Even the handpump schemes that are implemented with so much enthusiasm become useless soon due to of lack of maintenance.In 1994, a Government of India survey found that more than 33 per cent of the handpumps installed through various schemes required repair, while some 22 per cent required rehabilitation. Some 12 per cent were completely defunct (See chart: Out of order) .

Pressure from irrigation
"The biggest competition to drinking water is from irrigation," says V G Joshi of the United Nations Children's Fund ( unicef). "We put up one drill for drinking water and many more come up for irrigation," he adds. Today, even in regions that do have water, 90 per cent of it is used for agricultural and other land-based applications. Only five per cent of it is used for drinking water.

Farmers get electricity and irrigation pumpsets at highly subsidised rates and can drill as deep as they want for water to irrigate their fields. In states like Punjab, Haryana, Gujarat and Uttar Pradesh, 85 per cent of the irrigation is done through groundwater sources. Though the state and Union governments know that subsidised electricity and pumps only encourage indiscriminate borewell digging, very few are willing to cut down on the subsidies for fear of losing their votebank. Says Kanchan Chopra from the Institute of Economic Growth: "Solutions are targeted at the individual farmer and completely bypass the issue of overall scarcity of water."

In Maharashtra , borewells cannot be drilled within 500m of a drinking water source. Gujarat, Madhya Pradesh, Tamil Nadu and Pondicherry, too, have similar laws.
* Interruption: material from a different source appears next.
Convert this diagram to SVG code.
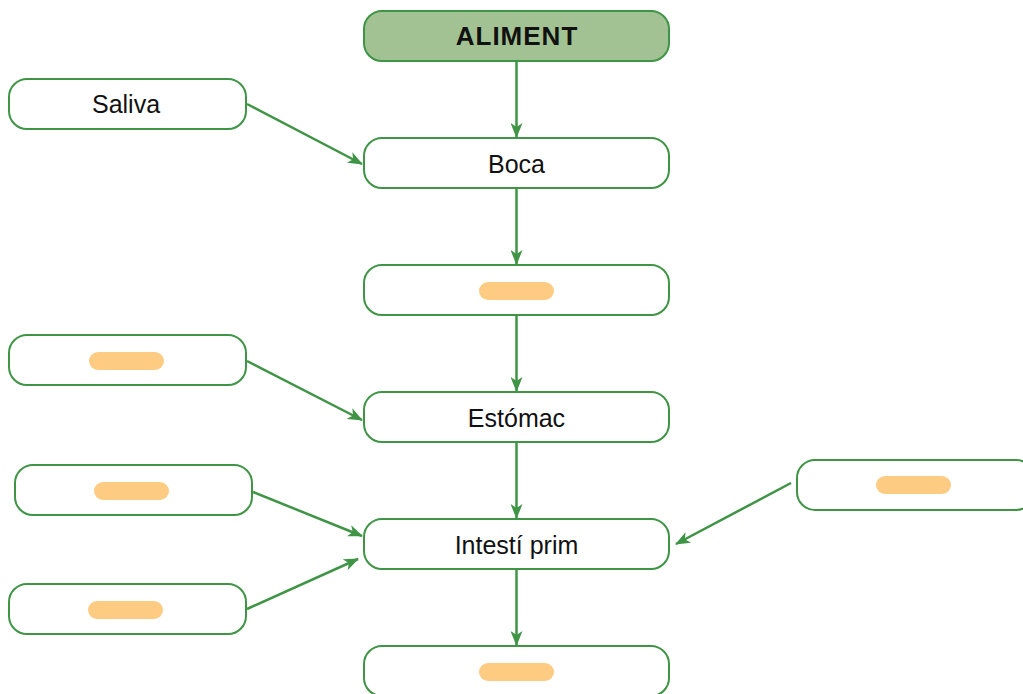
<svg xmlns="http://www.w3.org/2000/svg" width="1023" height="694" viewBox="0 0 1023 694">
<defs>
<marker id="ah" viewBox="0 0 15 12" refX="14" refY="6" markerWidth="15" markerHeight="12" markerUnits="userSpaceOnUse" orient="auto">
<path d="M0,0 L15,6 L0,12 L4,6 Z" fill="#3f9445"/>
</marker>
<style>
.box{fill:#fff;stroke:#3f9445;stroke-width:2}
.head{fill:#a3c293;stroke:#3f9445;stroke-width:2}
.pill{fill:#fecb83}
.t{font-family:"Liberation Sans",Arial,sans-serif;font-size:25px;fill:#111;text-anchor:middle}
.b{font-weight:bold;font-size:26px;letter-spacing:1px}
.c{fill:none;stroke:#3f9445;stroke-width:2.5;marker-end:url(#ah)}
</style>
</defs>
<rect width="1023" height="694" fill="#fff"/>
<g id="connectors">
<line class="c" x1="516.5" y1="61" x2="516.5" y2="137"/>
<line class="c" x1="516.5" y1="188" x2="516.5" y2="264"/>
<line class="c" x1="516.5" y1="315" x2="516.5" y2="391"/>
<line class="c" x1="516.5" y1="442" x2="516.5" y2="518"/>
<line class="c" x1="516.5" y1="569" x2="516.5" y2="645"/>
<line class="c" x1="247" y1="104" x2="362" y2="164"/>
<line class="c" x1="247" y1="361" x2="362" y2="420"/>
<line class="c" x1="253" y1="492" x2="362" y2="536"/>
<line class="c" x1="247" y1="609" x2="358" y2="559"/>
<line class="c" x1="791" y1="483" x2="676" y2="544"/>
</g>
<g id="aliment"><rect class="head" x="364" y="11" width="305" height="50" rx="18"/><text class="t b" x="517" y="45">ALIMENT</text></g>
<g id="boca"><rect class="box" x="364" y="138" width="305" height="50" rx="18"/><text class="t" x="516.5" y="173">Boca</text></g>
<g id="blank1"><rect class="box" x="364" y="265" width="305" height="50" rx="18"/><rect class="pill" x="479" y="282" width="75" height="18" rx="9"/></g>
<g id="estomac"><rect class="box" x="364" y="392" width="305" height="50" rx="18"/><text class="t" x="516.5" y="427">Estómac</text></g>
<g id="intesti"><rect class="box" x="364" y="519" width="305" height="50" rx="18"/><text class="t" x="516.5" y="554">Intestí prim</text></g>
<g id="blank2"><rect class="box" x="364" y="646" width="305" height="50" rx="18"/><rect class="pill" x="479" y="663" width="75" height="18" rx="9"/></g>
<g id="saliva"><rect class="box" x="9" y="79" width="237" height="50" rx="18"/><text class="t" x="126" y="113">Saliva</text></g>
<g id="left2"><rect class="box" x="9" y="335" width="237" height="50" rx="18"/><rect class="pill" x="89" y="352" width="75" height="18" rx="9"/></g>
<g id="left3"><rect class="box" x="15" y="465" width="237" height="50" rx="18"/><rect class="pill" x="94" y="482" width="75" height="18" rx="9"/></g>
<g id="left4"><rect class="box" x="9" y="584" width="237" height="50" rx="18"/><rect class="pill" x="88" y="601" width="75" height="18" rx="9"/></g>
<g id="right1"><rect class="box" x="797" y="460" width="237" height="50" rx="18"/><rect class="pill" x="876" y="476" width="75" height="18" rx="9"/></g>
</svg>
However, so far, only Maharashtra has achieved any perceivable impact. Hashim says, "Legislation is all right but enforcing it is very difficult."

Take Chennai for instance. Here, the government introduced a bill, called the Chennai Metropolitan Area Groundwater (Regulation) Act, 1987, to regulate over-extraction of groundwater as well as its transportation to other parts. However, even now, private lorries carrying water from one part of the city to another operate freely.

Then there is Rajasthan, where wheat and sugarcane are flourishing. Rajasthan is suffering from yet another kind of problem. Here, according to experts, dryland agriculture should have been encouraged. "In the beginning when the project is formulated, water is there but the demand is not," Hashim explains. "So the farmer starts growing water-intensive crops. Slowly, the cropping pattern gets established and the entire economy starts depending on it. It becomes difficult to reverse the trend even if the region witnesses water scarcity.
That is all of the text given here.